"Tak perlu panik dengan gosip bersegeralah introspeksi diri."
Manusia adalah makhluk multidimensional. Ada bagian yang bisa dilihat dan dijamah. Ada bagian yang tidak kelihatan, namun itulah sesungguhnya yang mengendalikan yang bisa dilihat dan bisa dijamah tadi.
Yang tidak kelihatan dalam diri manusia pun, juga bisa bertentangan antara yang satu dengan yang lainnya dalam mengambil suatu keputusan. Saat lampu lalu lintas warna merah, hati akan berkata kepada tubuh, "Cepat injak rem." Tapi pikiran bisa berkata beda, "Mumpung tidak ada polisi. Tidak perlu injak rem."
Memang begitu sulit untuk bisa memahami jatidiri seseorang. Namun demikian, bukan berarti tidak bisa menilai perilaku seseorang, yang bisa mendekati kebenaran sesuai dengan yang dipikirkannya.
Dalam menilai inilah, maka setiap kita pasti ingin menilai yang lain. Jika kita tidak ingin menilai orang lain, maka orang lain akan menilai kita. Manusia tidak mungkin bebas nilai. Sebagai makhluk sosial tidak bisa hidup menyendiri.
Para Kompasianer juga dinilai karyanya, melalui artikel yang diterbitkannya ini. Sehingga saat ada yang membaca, jika hatinya tergerak, maka akan mencentang satu pilihan untuk memberi nilai atas artikel itu. Meski makna tergerak ini, kadang bukan obyektif karena artikel itu, melainkan lebih bersifat persahabatan atau sungkanisme, karena artikelnya lebih dulu sudah diberi nilai.
Selanjutnya, setelah kita membaca karya tulisnya itu, maka kita bisa menilai pula kepribadian sang penulisnya secara tidak langsung. Bisa terbaca karakter dan kesukaannya.
Ada yang tipe koleris, flegmatis, melankolis dan sanguinis. Ada yang senang menulis dengan isu-isu teosentris, antroposentris dan sosiosentris.

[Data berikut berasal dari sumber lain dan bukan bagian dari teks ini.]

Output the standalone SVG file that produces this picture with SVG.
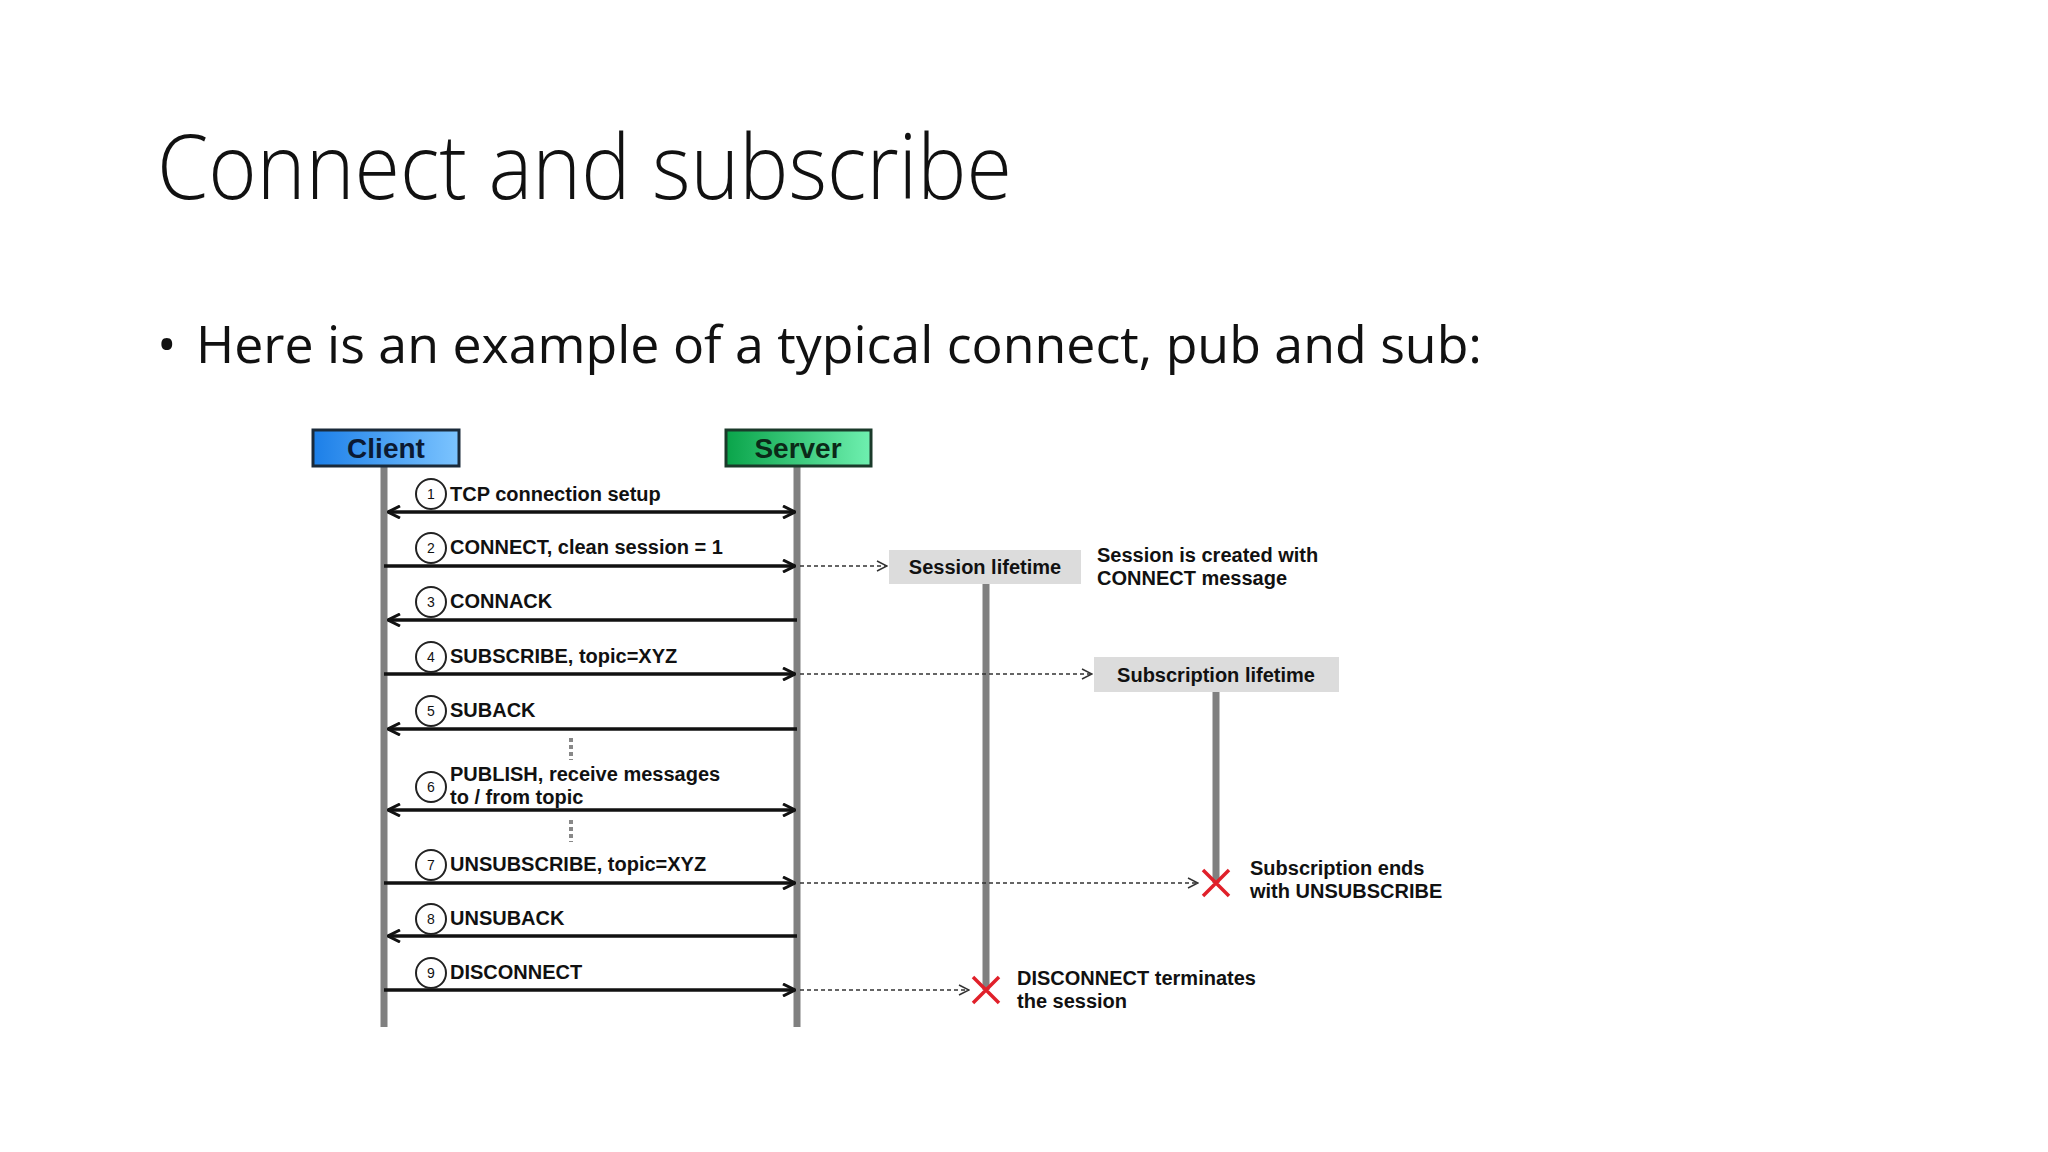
<svg xmlns="http://www.w3.org/2000/svg" width="2048" height="1152" viewBox="0 0 2048 1152">
<style>
.t{font-family:"Liberation Sans",Arial,sans-serif;font-weight:bold;font-size:20px;fill:#111}
.n{font-family:"Liberation Sans",Arial,sans-serif;font-size:14px;fill:#111;text-anchor:middle}
.msg{stroke:#111;stroke-width:3.5;fill:none}
.dash{stroke:#333;stroke-width:1.5;stroke-dasharray:4 3;fill:none}
.life{stroke:#808080;stroke-width:7}
.cir{fill:#fff;stroke:#222;stroke-width:2}
.x{stroke:#e0202a;stroke-width:3.5}
</style>
<defs>
<marker id="a" viewBox="0 0 14 14" refX="13" refY="7" markerWidth="14" markerHeight="14" markerUnits="userSpaceOnUse" orient="auto-start-reverse"><path d="M1,1 L13,7 L1,13" fill="none" stroke="#111" stroke-width="3"/></marker>
<marker id="d" viewBox="0 0 12 12" refX="11" refY="6" markerWidth="12" markerHeight="12" markerUnits="userSpaceOnUse" orient="auto"><path d="M1,1 L11,6 L1,11" fill="none" stroke="#333" stroke-width="1.5"/></marker>
<linearGradient id="gb" x1="0" x2="1"><stop offset="0" stop-color="#1c7fe8"/><stop offset="1" stop-color="#7cc4ff"/></linearGradient>
<linearGradient id="gg" x1="0" x2="1"><stop offset="0" stop-color="#0aa44a"/><stop offset="1" stop-color="#6ff0b0"/></linearGradient>
</defs>
<rect width="2048" height="1152" fill="#fff"/>
<text x="157" y="199" font-family="'Open Sans',sans-serif" font-weight="300" font-size="90" fill="#111" textLength="855" lengthAdjust="spacingAndGlyphs">Connect and subscribe</text>
<text x="157" y="363" font-family="'Open Sans',sans-serif" font-size="52" fill="#111">•</text>
<text x="196" y="363" font-family="'Open Sans',sans-serif" font-size="52" fill="#111" textLength="1286" lengthAdjust="spacingAndGlyphs">Here is an example of a typical connect, pub and sub:</text>

<g id="lifelines">
<line class="life" x1="384" y1="466" x2="384" y2="1027"/>
<line class="life" x1="797" y1="466" x2="797" y2="1027"/>
<line class="life" x1="986" y1="584" x2="986" y2="990"/>
<line class="life" x1="1216" y1="692" x2="1216" y2="883"/>
</g>
<g id="client"><rect x="313" y="430" width="146" height="36" fill="url(#gb)" stroke="#1a2a3a" stroke-width="3"/><text x="386" y="458" text-anchor="middle" font-family="'Liberation Sans',Arial,sans-serif" font-weight="bold" font-size="28" fill="#0b1a33">Client</text></g>
<g id="server"><rect x="726" y="430" width="145" height="36" fill="url(#gg)" stroke="#1a3a2a" stroke-width="3"/><text x="798" y="458" text-anchor="middle" font-family="'Liberation Sans',Arial,sans-serif" font-weight="bold" font-size="28" fill="#0b2a18">Server</text></g>
<g id="session"><rect x="889" y="550" width="192" height="34" fill="#dcdcdc"/><text class="t" x="985" y="574" text-anchor="middle">Session lifetime</text></g>
<g id="subscription"><rect x="1094" y="657" width="245" height="35" fill="#dcdcdc"/><text class="t" x="1216" y="682" text-anchor="middle">Subscription lifetime</text></g>
<g id="ends">
<path class="x" d="M1203,870 L1229,896 M1229,870 L1203,896"/>
<path class="x" d="M973,977 L999,1003 M999,977 L973,1003"/>
</g>
<g id="notes">
<text class="t" x="1097" y="562">Session is created with</text>
<text class="t" x="1097" y="585">CONNECT message</text>
<text class="t" x="1250" y="875">Subscription ends</text>
<text class="t" x="1250" y="898">with UNSUBSCRIBE</text>
<text class="t" x="1017" y="985">DISCONNECT terminates</text>
<text class="t" x="1017" y="1008">the session</text>
</g>
<g id="connectors">
<line class="msg" x1="388" y1="512" x2="795" y2="512" marker-start="url(#a)" marker-end="url(#a)"/>
<line class="msg" x1="384" y1="566" x2="795" y2="566" marker-end="url(#a)"/>
<line class="msg" x1="797" y1="620" x2="388" y2="620" marker-end="url(#a)"/>
<line class="msg" x1="384" y1="674" x2="795" y2="674" marker-end="url(#a)"/>
<line class="msg" x1="797" y1="729" x2="388" y2="729" marker-end="url(#a)"/>
<line class="msg" x1="388" y1="810" x2="795" y2="810" marker-start="url(#a)" marker-end="url(#a)"/>
<line class="msg" x1="384" y1="883" x2="795" y2="883" marker-end="url(#a)"/>
<line class="msg" x1="797" y1="936" x2="388" y2="936" marker-end="url(#a)"/>
<line class="msg" x1="384" y1="990" x2="795" y2="990" marker-end="url(#a)"/>
<line class="dash" x1="800" y1="566" x2="887" y2="566" marker-end="url(#d)"/>
<line class="dash" x1="800" y1="674" x2="1092" y2="674" marker-end="url(#d)"/>
<line class="dash" x1="800" y1="883" x2="1198" y2="883" marker-end="url(#d)"/>
<line class="dash" x1="800" y1="990" x2="969" y2="990" marker-end="url(#d)"/>
<line stroke="#888" stroke-width="4" stroke-dasharray="4 3" x1="571" y1="738" x2="571" y2="760"/>
<line stroke="#888" stroke-width="4" stroke-dasharray="4 3" x1="571" y1="820" x2="571" y2="842"/>
</g>
<g id="labels">
<circle class="cir" cx="431" cy="494" r="15"/><text class="n" x="431" y="499">1</text><text class="t" x="450" y="501">TCP connection setup</text>
<circle class="cir" cx="431" cy="548" r="15"/><text class="n" x="431" y="553">2</text><text class="t" x="450" y="554">CONNECT, clean session = 1</text>
<circle class="cir" cx="431" cy="602" r="15"/><text class="n" x="431" y="607">3</text><text class="t" x="450" y="608">CONNACK</text>
<circle class="cir" cx="431" cy="657" r="15"/><text class="n" x="431" y="662">4</text><text class="t" x="450" y="663">SUBSCRIBE, topic=XYZ</text>
<circle class="cir" cx="431" cy="711" r="15"/><text class="n" x="431" y="716">5</text><text class="t" x="450" y="717">SUBACK</text>
<circle class="cir" cx="431" cy="787" r="15"/><text class="n" x="431" y="792">6</text><text class="t" x="450" y="781">PUBLISH, receive messages</text><text class="t" x="450" y="804">to / from topic</text>
<circle class="cir" cx="431" cy="865" r="15"/><text class="n" x="431" y="870">7</text><text class="t" x="450" y="871">UNSUBSCRIBE, topic=XYZ</text>
<circle class="cir" cx="431" cy="919" r="15"/><text class="n" x="431" y="924">8</text><text class="t" x="450" y="925">UNSUBACK</text>
<circle class="cir" cx="431" cy="973" r="15"/><text class="n" x="431" y="978">9</text><text class="t" x="450" y="979">DISCONNECT</text>
</g>
</svg>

(Semoga istilah-istilah ini bisa dipahami, kalau perlu tanya Lord Google. Kalau saya jelaskan satu persatu akan menjadi panjang dan bisa jadi artikel baru lagi).
Gosip
Gosip, makin digosok makin sip, merupakan berita atau info yang telah menyebar, namun belum tentu atau tidak berdasar pada fakta atau kenyataan.